Like all sports, hockey is built on anticipation. We always are waiting for the next wow, the new best player to come along, tease our imaginations, steal our hearts, and ultimately feed us the memories that we carry to our oversized recliners, health clubs, or sports bars of choice. Nearly 18 years ago, anticipating very little, we watched Cam Neely begin to deliver all of that. Big, mean, and nasty, he played a power game that we never had seen before, some of which a few of us forgot until we saw bits of it roll past our eyes again last night in the videotaped montage of his career.
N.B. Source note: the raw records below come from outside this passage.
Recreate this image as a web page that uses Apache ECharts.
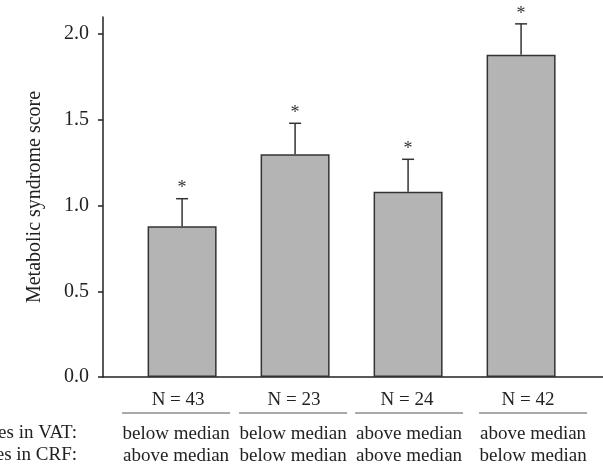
<!DOCTYPE html>
<html>
<head>
<meta charset="utf-8">
<script src="https://cdn.jsdelivr.net/npm/echarts@6/dist/echarts.min.js"></script>
<style>html,body{margin:0;padding:0;background:#fff;}#c{width:603px;height:466px;}</style>
</head>
<body>
<div id="c"></div>
<script>
const groupPos = [1, 2, 3, 4];
const groupN = ['N = 43', 'N = 23', 'N = 24', 'N = 42'];
const vatLabels = ['below median', 'below median', 'above median', 'above median'];
const crfLabels = ['above median', 'below median', 'above median', 'below median'];
const meanScore = [0.88, 1.30, 1.08, 1.88];
const errorUpper = [1.04, 1.48, 1.27, 2.06];
const significance = ['*', '*', '*', '*'];
const yTicks = [0, 0.5, 1.0, 1.5, 2.0];
const rowTitles = ['es in VAT:', 'es in CRF:'];
const yTitle = 'Metabolic syndrome score';

const FONT = 'Liberation Serif';
const INK = '#222';
// small per-column pixel nudges of the label block relative to the bar centre
const nShift = [-4, -1, -1, 7];
const colShift = [-6, -2, 1, 12];

const chart = echarts.init(document.getElementById('c'));
chart.setOption({
  animation: false,
  backgroundColor: '#fff',
  grid: { left: 103, right: 0, top: 17, bottom: 89 },
  xAxis: {
    type: 'value', min: 0.3, max: 4.725,
    axisLine: { show: true, onZero: true, lineStyle: { color: INK, width: 1.5 } },
    axisTick: { show: false }, axisLabel: { show: false }, splitLine: { show: false }
  },
  yAxis: {
    type: 'value', min: 0, max: 2.1, interval: 0.5,
    name: yTitle, nameLocation: 'middle', nameGap: 58, nameRotate: 90,
    nameTextStyle: { fontFamily: FONT, fontSize: 20, color: INK },
    axisLine: { show: true, lineStyle: { color: INK, width: 1.5 } },
    axisTick: { show: true, inside: false, length: 5, customValues: yTicks, lineStyle: { color: INK, width: 1.5 } },
    axisLabel: { show: true, margin: 14, customValues: yTicks, fontFamily: FONT, fontSize: 20, color: INK,
      formatter: v => v.toFixed(1) },
    splitLine: { show: false }
  },
  series: [
    {
      type: 'bar',
      data: groupPos.map((x, i) => [x, meanScore[i]]),
      barWidth: 69,
      itemStyle: { color: '#b4b4b4', borderColor: '#333', borderWidth: 1.5 },
      z: 2
    },
    {
      type: 'custom',
      clip: false,
      data: groupPos.map((x, i) => [x, meanScore[i], errorUpper[i]]),
      renderItem: function (params, api) {
        const top = api.coord([api.value(0), api.value(2)]);
        const base = api.coord([api.value(0), api.value(1)]);
        const i = params.dataIndex;
        return {
          type: 'group',
          children: [
            { type: 'line', shape: { x1: base[0], y1: base[1], x2: top[0], y2: top[1] }, style: { stroke: '#333', lineWidth: 1.5 } },
            { type: 'line', shape: { x1: top[0] - 6, y1: top[1], x2: top[0] + 6, y2: top[1] }, style: { stroke: '#333', lineWidth: 1.5 } },
            { type: 'text', style: { text: significance[i], x: top[0], y: top[1] - 10, align: 'center', verticalAlign: 'middle',
              font: '18px "' + FONT + '"', fill: '#333' } }
          ]
        };
      },
      z: 3
    },
    {
      type: 'custom',
      clip: false,
      data: groupPos.map(x => [x, 0]),
      renderItem: function (params, api) {
        const p = api.coord([api.value(0), 0]);
        const i = params.dataIndex;
        const cx = p[0] + colShift[i];
        const font = '19px "' + FONT + '"';
        return {
          type: 'group',
          children: [
            { type: 'text', style: { text: groupN[i], x: p[0] + nShift[i], y: p[1] + 23, align: 'center', verticalAlign: 'middle', font: font, fill: INK } },
            { type: 'line', shape: { x1: cx - 54, y1: p[1] + 36, x2: cx + 54, y2: p[1] + 36 }, style: { stroke: '#555', lineWidth: 1.2 } },
            { type: 'text', style: { text: vatLabels[i], x: cx, y: p[1] + 57, align: 'center', verticalAlign: 'middle', font: font, fill: INK } },
            { type: 'text', style: { text: crfLabels[i], x: cx, y: p[1] + 79, align: 'center', verticalAlign: 'middle', font: font, fill: INK } }
          ]
        };
      }
    }
  ],
  graphic: [
    { type: 'text', right: 603 - 77, top: 424, style: { text: rowTitles[0], font: '19px "' + FONT + '"', fill: INK, align: 'right' } },
    { type: 'text', right: 603 - 77, top: 446, style: { text: rowTitles[1], font: '19px "' + FONT + '"', fill: INK, align: 'right' } }
  ]
});
</script>
</body>
</html>
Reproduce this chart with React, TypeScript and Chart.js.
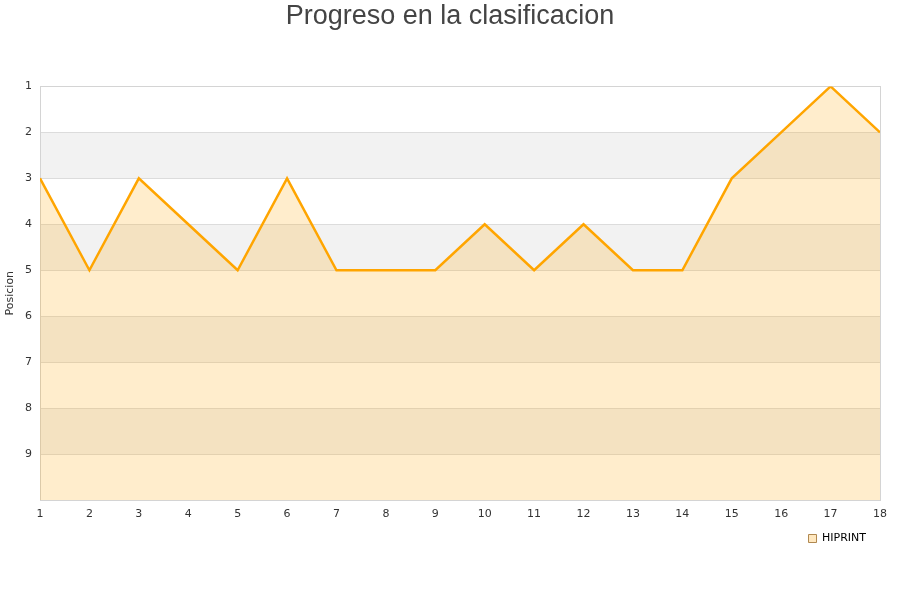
import React, { useEffect, useRef } from "react";
import { Chart, registerables } from "chart.js";

Chart.register(...registerables);

const jornadas: number[] = [1, 2, 3, 4, 5, 6, 7, 8, 9, 10, 11, 12, 13, 14, 15, 16, 17, 18];
const posiciones: number[] = [3, 5, 3, 4, 5, 3, 5, 5, 5, 4, 5, 4, 5, 5, 3, 2, 1, 2];
const yTicks: number[] = [1, 2, 3, 4, 5, 6, 7, 8, 9];
const equipo = "HIPRINT";
const titulo = "Progreso en la clasificacion";
const tituloEje = "Posicion";

// Alternating horizontal bands plus a frame around the plot area
const bandPlugin = {
  id: "bands",
  beforeDatasetsDraw(chart: any) {
    const { ctx, chartArea, scales } = chart;
    const y = scales.y;
    ctx.save();
    for (let v = 1; v < 10; v++) {
      if (v % 2 === 0) {
        const top = y.getPixelForValue(v);
        const bottom = y.getPixelForValue(v + 1);
        ctx.fillStyle = "#f2f2f2";
        ctx.fillRect(chartArea.left, top, chartArea.right - chartArea.left, bottom - top);
      }
    }
    ctx.strokeStyle = "#dcdcdc";
    ctx.lineWidth = 1;
    for (let v = 1; v <= 10; v++) {
      const py = Math.round(y.getPixelForValue(v)) + 0.5;
      ctx.beginPath();
      ctx.moveTo(chartArea.left, py);
      ctx.lineTo(chartArea.right, py);
      ctx.stroke();
    }
    ctx.strokeStyle = "#d4d4d4";
    ctx.strokeRect(
      Math.round(chartArea.left) + 0.5,
      Math.round(chartArea.top) + 0.5,
      Math.round(chartArea.right - chartArea.left),
      Math.round(chartArea.bottom - chartArea.top)
    );
    ctx.restore();
  },
};

export default function App() {
  const ref = useRef<HTMLCanvasElement | null>(null);

  useEffect(() => {
    document.body.style.margin = "0";
    const canvas = ref.current;
    if (!canvas) return;
    const chart = new Chart(canvas, {
      type: "line",
      data: {
        datasets: [
          {
            label: equipo,
            data: jornadas.map((j, i) => ({ x: j, y: posiciones[i] })),
            borderColor: "#ffa500",
            backgroundColor: "rgba(255, 165, 0, 0.2)",
            borderWidth: 2.5,
            pointRadius: 0,
            tension: 0,
            fill: { value: 10 },
          },
        ],
      },
      options: {
        animation: false,
        responsive: false,
        maintainAspectRatio: false,
        layout: { padding: { left: 0, right: 0, top: 0, bottom: 46 } },
        plugins: {
          title: {
            display: true,
            text: titulo,
            color: "#444444",
            font: { family: "'Liberation Sans', Arial, sans-serif", size: 27, weight: "normal" },
            padding: { top: 0, bottom: 54 },
          },
          legend: {
            position: "bottom",
            align: "end",
            fullSize: false,
            labels: {
              boxWidth: 8,
              boxHeight: 8,
              padding: 14,
              color: "#000000",
              font: { family: "'DejaVu Sans', sans-serif", size: 11 },
              generateLabels: () => [
                {
                  text: equipo,
                  fillStyle: "#ffe8c0",
                  strokeStyle: "#b08850",
                  lineWidth: 1,
                  datasetIndex: 0,
                },
              ],
            },
          },
          tooltip: { enabled: false },
        },
        scales: {
          x: {
            type: "linear",
            min: 1,
            max: 18,
            grid: { display: false, drawTicks: false },
            border: { color: "#d4d4d4" },
            ticks: {
              stepSize: 1,
              padding: 8,
              color: "#333333",
              font: { family: "'DejaVu Sans', sans-serif", size: 11 },
            },
            afterFit: (s: any) => {
              s.height = 19;
              s.paddingRight = 20;
            },
          },
          y: {
            type: "linear",
            reverse: true,
            min: 1,
            max: 10,
            grid: { display: false, drawTicks: false },
            border: { color: "#d4d4d4" },
            title: {
              display: true,
              text: tituloEje,
              color: "#333333",
              font: { family: "'DejaVu Sans', sans-serif", size: 11 },
              padding: { top: 4, bottom: 0 },
            },
            afterBuildTicks: (s: any) => {
              s.ticks = yTicks.map((v) => ({ value: v }));
            },
            ticks: {
              padding: 8,
              color: "#333333",
              font: { family: "'DejaVu Sans', sans-serif", size: 11 },
            },
            afterFit: (s: any) => {
              s.width = 40;
            },
          },
        },
      },
      plugins: [bandPlugin],
    });
    return () => chart.destroy();
  }, []);

  return (
    <div style={{ width: 900, height: 600 }}>
      <canvas ref={ref} width={900} height={600} style={{ display: "block" }} />
    </div>
  );
}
On the night Neely formally said goodbye, his No. 8 retired to the Vault's rafters, it was those snippets of his fights that most entertained the sellout crowd.

"It tells you something about what fans love to see," said Neely, when it was noted in a post-event news conference that the fans were stirred more by his punching than his scoring. "That's the way I had to play to be successful, and I have to tell you, I miss that part of my life."

The great Figure 8 is obviously not alone in that pining for pugilism. Of course, it wasn't so much about the fights as it was about the power, and the underlying ferocity of Neely's spirit. Artistically, virtually all hockey fights are abject failures. It's hard enough for two trained boxers in shoes and gloves to go toe-to-toe in an enclosed ring. But Neely grappled with the best of them, and in his words, "tuned" more than his share of willing opponents.

Somewhere in the space between his knuckles, he also squeezed out 395 goals. Fairly crafty work for a fighter.

The 10 years that Neely did all that, beginning with his arrival in the Hub of Hockey in the summer of '86, the NHL was a much different place. It not only tolerated fighting, it expected it, to the point that it marketed itself around what some of its detractors charged was a goon's mentality. There was only one referee on the ice, not the two-headed monster we have in today's game. There was no such thing as tagging someone with the "17 skidoo" -- 2 minutes for instigating, 5 more for fighting, and the added 10-minute misconduct. Fighting more than had a place. It held a certain cachet, respect, even valor.